Alcohol is believed to have pain-dampening effects and is often used as self-medication by persons with pain problems; however, experimental evidence confirming this effect is scarce. We conducted a systematic review of experimental studies on the effects of nonrecurring alcohol administration on pain perception in healthy human subjects and the underlying mechanisms.
Three databases (PubMed, PsycINFO, and Web of Science) were searched for relevant studies using a predefined algorithm. In a next step, irrelevant articles were excluded by screening titles and abstracts. Finally, articles were checked regarding a set of methodological criteria; only publications meeting these criteria were selected for this review.

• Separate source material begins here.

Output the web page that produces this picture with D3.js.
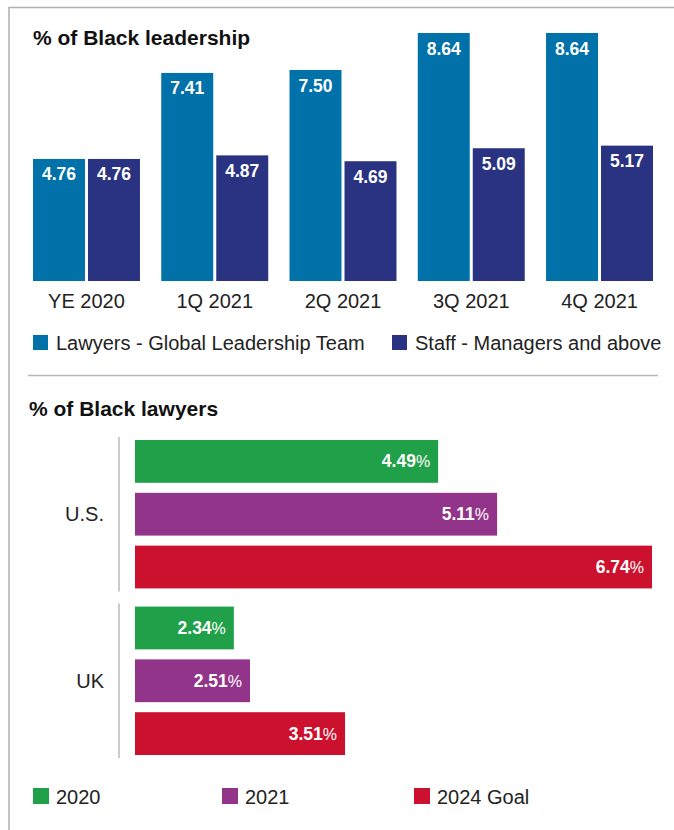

A total of 14 experimental studies were identified.
Overall, most of the studies were able to show a pain-dampening effect of alcohol. However, many of them had methodological shortcomings (eg, lack of placebo control, insufficient blinding, or very small sample sizes). In addition, comparability is limited due to considerable variations in alcohol administration and pain measurement. More importantly, potential mechanisms of action and moderating variables have scarcely been investigated.
Despite the frequent use of alcohol as self-medication by persons with pain problems, there are to date only a few experimental investigations of alcohol effects on pain perceptions. The results of these studies suggest that alcohol does in fact have pain-dampening effects. However, the mechanisms implicated in these effects are still unknown, and experimental research has been limited to pain-free subjects. Future research should provide more knowledge about alcohol effects on pain, especially in chronic pain patients.